3
votes

Currently I am playing with DCG in Prolog to parse an XML file. I was able to get the following code snippet which is able to parse a simple XML such as:

<author> <name> <f> arthur </f>
        <m> conan </m>
        <l> doyle </l>
     </name>
     <bday> <d> 22 </d>
        <m> 5  </m>
        <y> 1859 </y>
     </bday>
</author>

<author> <name> <f> william </f>
        <l> shakespeare </l>
     </name>
     <bday> <d> 23 </d>
        <m> 4  </m>
        <y> 1564 </y>
     </bday>
</author>
$

and the DCG is defined as:

xml([E]) --> element(E).
xml([E|L]) --> element(E), xml(L).

element(E) -->  begintag(N), elements(L), endtag(N), {E =.. [N|L]}.

elements(L) --> xml(L).
elements([E]) --> [E].

begintag(N) --> ['<', N, '>'].
endtag(N) -->   ['<', '/', N, '>'].

Would someone please illustrate how the DCG works in this case?

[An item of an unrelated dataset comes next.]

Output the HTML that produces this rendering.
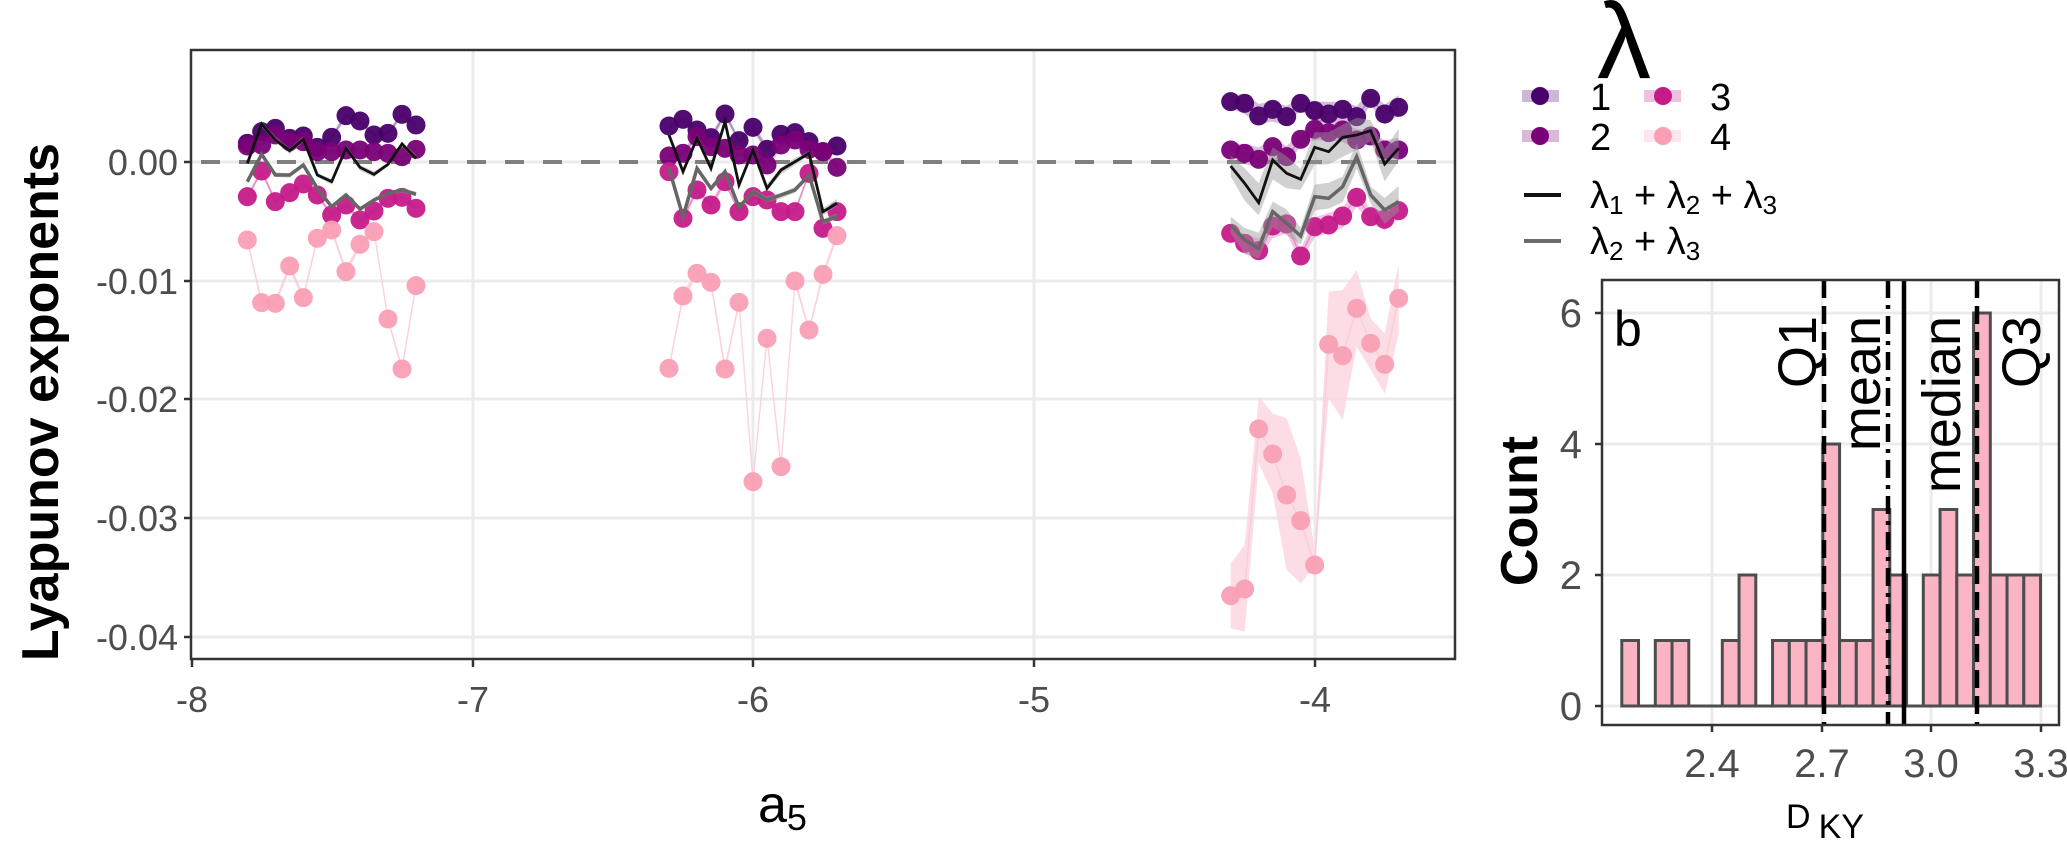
<!DOCTYPE html>
<html><head><meta charset="utf-8">
<style>
html,body{margin:0;padding:0;background:#fff;}
svg{display:block;font-family:"Liberation Sans",Arial,sans-serif;}
</style></head>
<body>
<svg id="s" width="2067" height="844" viewBox="0 0 2067 844" xmlns="http://www.w3.org/2000/svg">
<rect width="2067" height="844" fill="#fff"/>
<g stroke="#ebebeb" stroke-width="3">
<line x1="191" y1="162" x2="1455" y2="162"/>
<line x1="191" y1="281" x2="1455" y2="281"/>
<line x1="191" y1="399" x2="1455" y2="399"/>
<line x1="191" y1="518" x2="1455" y2="518"/>
<line x1="191" y1="637" x2="1455" y2="637"/>
<line x1="473" y1="50" x2="473" y2="659"/>
<line x1="753" y1="50" x2="753" y2="659"/>
<line x1="1034" y1="50" x2="1034" y2="659"/>
<line x1="1315" y1="50" x2="1315" y2="659"/>
</g>
<line x1="191" y1="162" x2="1455" y2="162" stroke="#7f7f7f" stroke-width="4" stroke-dasharray="19 19" stroke-dashoffset="-10"/>
<g id="data"></g>
<rect x="191" y="50" width="1264" height="609" fill="none" stroke="#333" stroke-width="2.5"/>
<g stroke="#333" stroke-width="2.5">
<line x1="184" y1="162" x2="191" y2="162"/><line x1="184" y1="281" x2="191" y2="281"/>
<line x1="184" y1="399" x2="191" y2="399"/><line x1="184" y1="518" x2="191" y2="518"/>
<line x1="184" y1="637" x2="191" y2="637"/>
<line x1="192" y1="659" x2="192" y2="667"/><line x1="473" y1="659" x2="473" y2="667"/>
<line x1="753" y1="659" x2="753" y2="667"/><line x1="1034" y1="659" x2="1034" y2="667"/>
<line x1="1315" y1="659" x2="1315" y2="667"/>
</g>
<g fill="#4d4d4d" font-size="36" text-anchor="end">
<text x="178" y="175">0.00</text><text x="178" y="294">-0.01</text>
<text x="178" y="412">-0.02</text><text x="178" y="531">-0.03</text>
<text x="178" y="650">-0.04</text>
</g>
<g fill="#4d4d4d" font-size="36" text-anchor="middle">
<text x="192" y="712">-8</text><text x="473" y="712">-7</text><text x="753" y="712">-6</text>
<text x="1034" y="712">-5</text><text x="1315" y="712">-4</text>
</g>
<text x="758" y="822" font-size="52" fill="#000">a<tspan font-size="36" dy="8">5</tspan></text>
<text transform="translate(58,402) rotate(-90)" text-anchor="middle" font-size="52" font-weight="bold" fill="#000">Lyapunov exponents</text>

<text x="1597" y="78" font-size="108" fill="#000">λ</text>
<g>
<rect x="1522" y="90" width="37" height="12" fill="#49006a" opacity="0.28"/><circle cx="1540" cy="96" r="9" fill="#49006a"/>
<rect x="1522" y="130" width="37" height="12" fill="#7a0177" opacity="0.28"/><circle cx="1540" cy="136" r="9" fill="#7a0177"/>
<rect x="1644" y="90" width="37" height="12" fill="#c51b8a" opacity="0.28"/><circle cx="1663" cy="96" r="9" fill="#c51b8a"/>
<rect x="1644" y="130" width="37" height="12" fill="#f768a1" opacity="0.18"/><circle cx="1663" cy="136" r="9" fill="#f99fb4"/>
<line x1="1524" y1="195" x2="1561" y2="195" stroke="#111" stroke-width="4"/>
<line x1="1524" y1="241" x2="1561" y2="241" stroke="#6b6b6b" stroke-width="4"/>
</g>
<g font-size="38" fill="#000">
<text x="1590" y="110">1</text><text x="1710" y="110">3</text>
<text x="1590" y="150">2</text><text x="1710" y="150">4</text>
<text x="1590" y="208">λ<tspan font-size="26" dy="6">1</tspan><tspan dy="-6"> + λ</tspan><tspan font-size="26" dy="6">2</tspan><tspan dy="-6"> + λ</tspan><tspan font-size="26" dy="6">3</tspan></text>
<text x="1590" y="254">λ<tspan font-size="26" dy="6">2</tspan><tspan dy="-6"> + λ</tspan><tspan font-size="26" dy="6">3</tspan></text>
</g>

<g stroke="#ebebeb" stroke-width="3">
<line x1="1602" y1="313" x2="2059" y2="313"/><line x1="1602" y1="444" x2="2059" y2="444"/>
<line x1="1602" y1="575" x2="2059" y2="575"/><line x1="1602" y1="706" x2="2059" y2="706"/>
<line x1="1712" y1="280" x2="1712" y2="725"/><line x1="1822" y1="280" x2="1822" y2="725"/>
<line x1="1931" y1="280" x2="1931" y2="725"/><line x1="2041" y1="280" x2="2041" y2="725"/>
</g>
<g id="bars"></g>
<g stroke="#000" stroke-width="4.5">
<line x1="1824" y1="280" x2="1824" y2="725" stroke-dasharray="18 8"/>
<line x1="1888" y1="280" x2="1888" y2="725" stroke-dasharray="18 7 4 7"/>
<line x1="1904" y1="280" x2="1904" y2="725"/>
<line x1="1977" y1="280" x2="1977" y2="725" stroke-dasharray="18 8"/>
</g>
<rect x="1602" y="280" width="457" height="445" fill="none" stroke="#333" stroke-width="2.5"/>
<g stroke="#333" stroke-width="2.5">
<line x1="1595" y1="313" x2="1602" y2="313"/><line x1="1595" y1="444" x2="1602" y2="444"/>
<line x1="1595" y1="575" x2="1602" y2="575"/><line x1="1595" y1="706" x2="1602" y2="706"/>
<line x1="1712" y1="725" x2="1712" y2="732"/><line x1="1822" y1="725" x2="1822" y2="732"/>
<line x1="1931" y1="725" x2="1931" y2="732"/><line x1="2041" y1="725" x2="2041" y2="732"/>
</g>
<g fill="#4d4d4d" font-size="40" text-anchor="end">
<text x="1582" y="327">6</text><text x="1582" y="458">4</text>
<text x="1582" y="589">2</text><text x="1582" y="720">0</text>
</g>
<g fill="#4d4d4d" font-size="40" text-anchor="middle">
<text x="1712" y="777">2.4</text><text x="1822" y="777">2.7</text>
<text x="1931" y="777">3.0</text><text x="2041" y="777">3.3</text>
</g>
<text x="1614" y="346" font-size="50" fill="#000">b</text>
<g font-size="54" fill="#000" text-anchor="end">
<text transform="translate(1816,316) rotate(-90)">Q1</text>
<text transform="translate(1880,316) rotate(-90)">mean</text>
<text transform="translate(1960,316) rotate(-90)">median</text>
<text transform="translate(2040,316) rotate(-90)">Q3</text>
</g>
<text transform="translate(1537,511) rotate(-90)" text-anchor="middle" font-size="52" font-weight="bold" fill="#000">Count</text>
<text x="1786" y="828" font-size="34" fill="#000">D<tspan dx="8" dy="10">KY</tspan></text>
</svg>
<script>
(function(){
var NS="http://www.w3.org/2000/svg";
function el(p,t,a){var e=document.createElementNS(NS,t);for(var k in a)e.setAttribute(k,a[k]);p.appendChild(e);return e;}
var D=document.getElementById("data");
var C1="#49006a",C2="#7a0177",C3="#c51b8a",C4="#f99fb4";
var clusters=[
{ox:140,oy:60,xs:[322,365,406,449,490,532,575,618,660,702,744,786,828],
 l1:[250,215,205,235,228,262,232,167,183,225,220,163,195],
 l2:[258,255,225,245,245,275,275,270,270,275,280,290,268],
 l3:[410,333,425,398,372,405,465,435,480,453,415,412,445],
 l4:[540,728,730,618,713,535,510,635,553,515,777,927,677],
 bk:[310,192,240,272,238,345,365,265,322,343,313,252,295],
 gr:[365,283,345,345,315,385,440,405,447,420,400,390,403],
 r:8,r4:10,rs:8},
{ox:650,oy:90,xs:[57,99,141,183,225,267,309,351,393,435,477,519,561],
 l1:[108,88,120,143,72,152,112,178,133,128,155,185,168],
 l2:[198,190,140,170,175,195,195,225,165,150,178,185,232],
 l3:[245,385,300,345,275,365,320,330,365,365,250,415,365],
 l4:[835,618,550,577,837,637,1175,745,1130,573,720,553,437],
 bk:[135,245,145,235,95,285,180,295,240,215,190,365,340],
 gr:[235,380,235,295,245,352,305,330,315,300,255,395,380],
 r:10,r4:12,rs:10},
{ox:1215,oy:60,xs:[47,89,131,173,215,257,299,341,383,425,467,509,551],
 l1:[125,130,168,148,170,130,152,162,148,170,115,162,142],
 l2:[270,280,298,260,290,238,208,218,210,240,228,270,270],
 l3:[520,550,572,498,492,588,500,495,468,412,470,478,452],
 l4:[1607,1587,1107,1182,1305,1382,1515,853,887,745,850,913,715],
 l4u:[1510,1455,1010,1060,1075,1195,1470,695,690,630,775,820,610],
 l4l:[1705,1715,1210,1300,1530,1570,1520,1015,1080,860,930,1000,825],
 bk:[318,370,428,300,340,358,262,275,232,225,212,312,265],
 gr:[495,540,565,455,490,528,410,415,380,290,405,450,425],
 r:28,r4:0,rs:45}
];
function pts(c,ys){return c.xs.map(function(x,i){return [c.ox+x/3,c.oy+ys[i]/3];});}
function poly(c,up,lo){var a=[],i;for(i=0;i<c.xs.length;i++)a.push((c.ox+c.xs[i]/3)+","+(c.oy+up[i]/3));for(i=c.xs.length-1;i>=0;i--)a.push((c.ox+c.xs[i]/3)+","+(c.oy+lo[i]/3));return a.join(" ");}
function band(c,ys,r){return poly(c,ys.map(function(v,i){return v-r*(0.7+0.6*((i*7)%5)/4);}),ys.map(function(v,i){return v+r*(0.7+0.6*((i*3)%5)/4);}));}
function line(c,ys,col,w,op){el(D,"polyline",{points:pts(c,ys).map(function(p){return p.join(",");}).join(" "),fill:"none",stroke:col,"stroke-width":w,opacity:op,"stroke-linejoin":"miter"});}
clusters.forEach(function(c){
 [[c.l1,C1,0.25],[c.l2,C2,0.25],[c.l3,C3,0.25]].forEach(function(s){el(D,"polygon",{points:band(c,s[0],c.r),fill:s[1],opacity:s[2]});});
 if(c.l4u) el(D,"polygon",{points:poly(c,c.l4u,c.l4l),fill:"#fcd5de",opacity:0.8});
 else el(D,"polygon",{points:band(c,c.l4,c.r4),fill:"#fcd5de",opacity:0.7});
 line(c,c.l1,C1,1.5,0.3);line(c,c.l2,C2,1.5,0.3);line(c,c.l3,C3,1.5,0.3);line(c,c.l4,"#f9c4d0",1.5,0.6);
 [[c.l1,C1],[c.l2,C2],[c.l3,C3],[c.l4,C4]].forEach(function(s){pts(c,s[0]).forEach(function(p){el(D,"circle",{cx:p[0],cy:p[1],r:9.5,fill:s[1],"fill-opacity":0.95});});});
 el(D,"polygon",{points:band(c,c.bk,c.rs),fill:"#9a9a9a",opacity:0.45});
 el(D,"polygon",{points:band(c,c.gr,c.rs*0.8),fill:"#9a9a9a",opacity:0.45});
 line(c,c.gr,"#666",3.5,1);line(c,c.bk,"#111",2.8,1);
});
var B=document.getElementById("bars");
var cnt=[1,0,1,1,0,0,1,2,0,1,1,1,4,1,1,3,2,0,2,3,2,6,2,2,2];
var x0=1621.8,w=16.75;
cnt.forEach(function(n,i){var x=x0+i*w;var h=n*65.5;
 if(n>0) el(B,"rect",{x:x,y:706-h,width:w,height:h,fill:"#fbb4c4",stroke:"#4d4d4d","stroke-width":3});
 else el(B,"line",{x1:x,y1:706,x2:x+w,y2:706,stroke:"#4d4d4d","stroke-width":3});
});
})();
</script>
</body></html>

I am having a really hard time trying to understand the arguments in the DCG (e.g. [E] in xml([E]); [E|L] in xml([E|L]). ) Thank you!

1

1 Answers

4
votes

Think declaratively: A DCG always describes a list. In a DCG body, comma (",") is read as "and then". So for example, xml//1 describes (by its first rule) either a single element, or (by its second rule) an element and then something that is again described by xml//1. element//1 is a begintag, then elements, then an endtag etc. The arguments used in the DCG heads let you relate the sequence that is described by the DCG bodies to other information, like a subsequence you are particularly interested in. Take for example begintag//1 - you can ask:

?- phrase(begintag(T), [<, test, >]).
T = test.

and also in the other direction:

?- phrase(begintag(test), Ls).
Ls = [<, test, >].

In the case of begintag//1, the tag name seems to be important to you, so you have introduced an argument for it that, on the one hand, lets you generate an opening tag with a given name, and, on the other hand, lets you parse a tag and extract its name, and, on the third hand, ask even the most general query:

?- phrase(begintag(T), Ls).
Ls = [<, T, >].

which abstractly relates an opening XML tag to its name.